Even when the Times does finally settle down to addressing that which a dance reviewer is qualified to address -- the dance -- she finds every opportunity to re-state the case for Mr. Protas, usually with little allegiance to the facts. "Given that the board shut down the company's operations two years ago," she allows, "a certain rustiness could be expected." The premise of the allowance is not entirely the truth. While it's true that it was the Graham board that made the technical decision to suspend operations in May 2000, the step was forced by Mr. Protas's refusal to relinquish control of the company after he had already agreed to do so, which made it harder to attract funders weary and wary of Mr. Protas's unsteady stewardship of the company.
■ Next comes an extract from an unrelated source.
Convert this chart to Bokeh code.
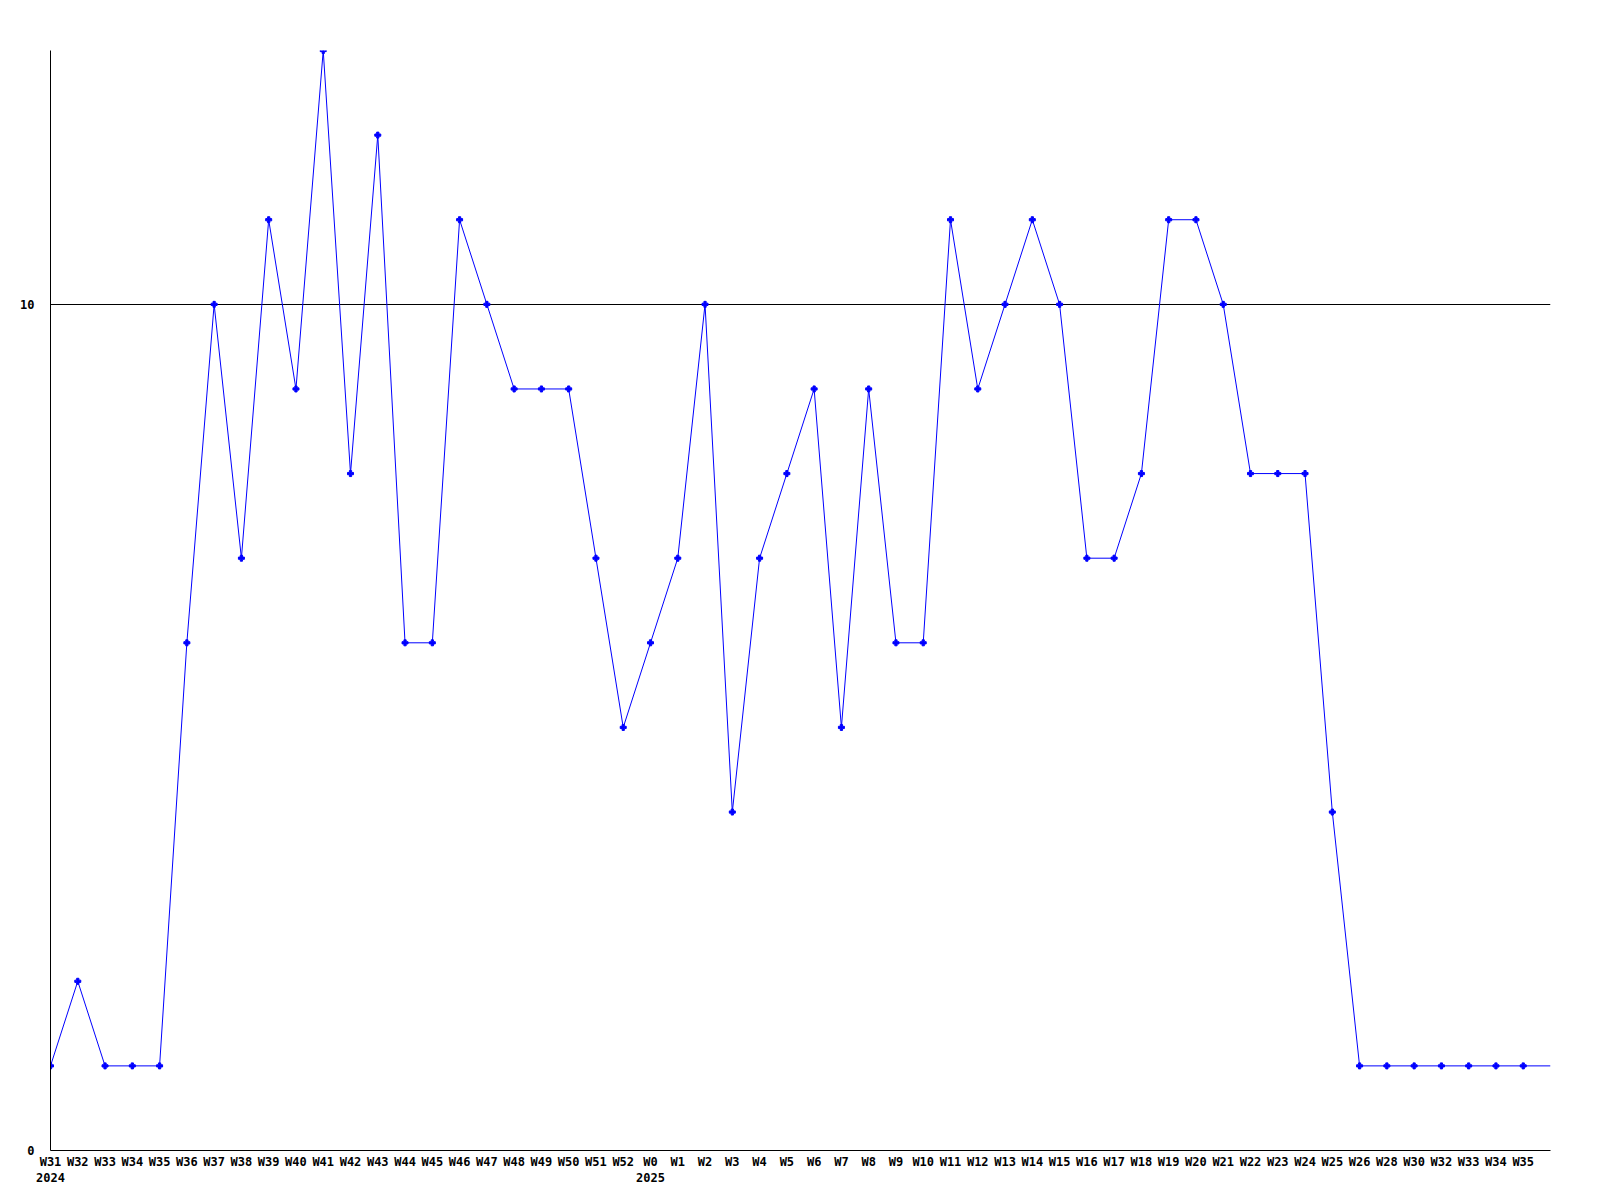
from bokeh.plotting import figure
from bokeh.models import Range1d, FixedTicker
from bokeh.embed import file_html
from bokeh.resources import INLINE

weeks = ["W31", "W32", "W33", "W34", "W35", "W36", "W37", "W38", "W39", "W40",
         "W41", "W42", "W43", "W44", "W45", "W46", "W47", "W48", "W49", "W50",
         "W51", "W52", "W0", "W1", "W2", "W3", "W4", "W5", "W6", "W7",
         "W8", "W9", "W10", "W11", "W12", "W13", "W14", "W15", "W16", "W17",
         "W18", "W19", "W20", "W21", "W22", "W23", "W24", "W25", "W26", "W28",
         "W30", "W32", "W33", "W34", "W35"]
year_marks = {0: "2024", 22: "2025"}
values = [1, 2, 1, 1, 1, 6, 10, 7, 11, 9,
          13, 8, 12, 6, 6, 11, 10, 9, 9, 9,
          7, 5, 6, 7, 10, 4, 7, 8, 9, 5,
          9, 6, 6, 11, 9, 10, 11, 10, 7, 7,
          8, 11, 11, 10, 8, 8, 8, 4, 1, 1,
          1, 1, 1, 1, 1]
y_ticks = [0, 10]
y_max = 13

n = len(weeks)
xs = list(range(n))
# line continues flat to the right edge of the plot (one more slot)
line_x = xs + [n]
line_y = values + [values[-1]]

p = figure(width=1592, height=1192, output_backend="svg", toolbar_location=None,
           x_range=Range1d(0, n), y_range=Range1d(0, y_max),
           min_border_left=50, min_border_top=50, min_border_right=42, min_border_bottom=42)
p.outline_line_color = None
p.background_fill_color = "white"
p.border_fill_color = "white"

p.line(line_x, line_y, line_color="#0000ff", line_width=1)
p.scatter(xs, values, marker="plus", size=6, fill_color="#0000ff", line_color="#0000ff")

font = "DejaVu Sans Mono"

xa = p.xaxis[0]
xa.ticker = FixedTicker(ticks=xs)
overrides = {}
for i, w in enumerate(weeks):
    lbl = w
    if i in year_marks:
        lbl = w + "\n" + year_marks[i]
    overrides[i] = lbl
xa.major_label_overrides = overrides
xa.major_label_text_font = font
xa.major_label_text_font_style = "bold"
xa.major_label_text_font_size = "12px"
xa.major_label_text_color = "black"
xa.major_label_standoff = 4
xa.major_tick_out = 0
xa.major_tick_in = 0
xa.minor_tick_out = 0
xa.minor_tick_in = 0
xa.axis_line_color = "black"

ya = p.yaxis[0]
ya.ticker = FixedTicker(ticks=y_ticks)
ya.major_label_text_font = font
ya.major_label_text_font_style = "bold"
ya.major_label_text_font_size = "12px"
ya.major_label_text_color = "black"
ya.major_label_text_align = "left"
ya.major_label_standoff = 16
ya.major_tick_out = 0
ya.major_tick_in = 0
ya.minor_tick_out = 0
ya.minor_tick_in = 0
ya.axis_line_color = "black"

p.xgrid.grid_line_color = None
p.ygrid.ticker = FixedTicker(ticks=y_ticks)
p.ygrid.grid_line_color = "black"
p.ygrid.grid_line_alpha = 1.0

open("out.html", "w").write(file_html(p, INLINE))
You'll note that I have been careful not to name the Times reporter. This is bigger than her. The root problem is not this one writer's opinions. We as journalists all are human and subject to misguided loyalties which taint our reporting and reviewing. What really needs to be addressed is not this reporter's motivations, but why a newspaper which positions itself as the publication of record would allow such a political screed to sneak it's way into a dance review. When chief drama critic Frank Rich alienated theaters (read, "advertisers") with his harsh critiques several years back, he was yanked out of that seat quicker than you can say "To be or not to be." The Times cares about its theater criticism. Theater critics are monitored by their editors. With dance, it's the reverse. The Times editorial braintrust does not care enough about dance to hire editors with the authority and expertise to monitor its dance critics; indeed instead, its dance editors, typically qualified journalists but with little experience in dance, usually defer to the chief dance critic.

I think it is time for presenters who advertise their dance attractions in the Times, and/or for dance company board members who move in the same circles as the owners of the Times, to start exerting some positive pressure. In other words, not so much to move against specific critics, which would be misinterpreted and not received well, but to lobby for qualified dance editors at the Times who would be given supremacy in coverage decisions over the Times chief dance critic. I do not suggest that this critic should be fired; in fact, when she honestly addresses the dance, uninformed by political factors, she's quite good (even in some straight-ahead reviewing passages in her Graham story). Rather, I suggest that decisions about what to cover should be taken away from her and given to a more truly objective editor, one who is also savvy enough about dance to be able to detect when the reviewers introduce politics into their reviews, and to exorcise it post-haste.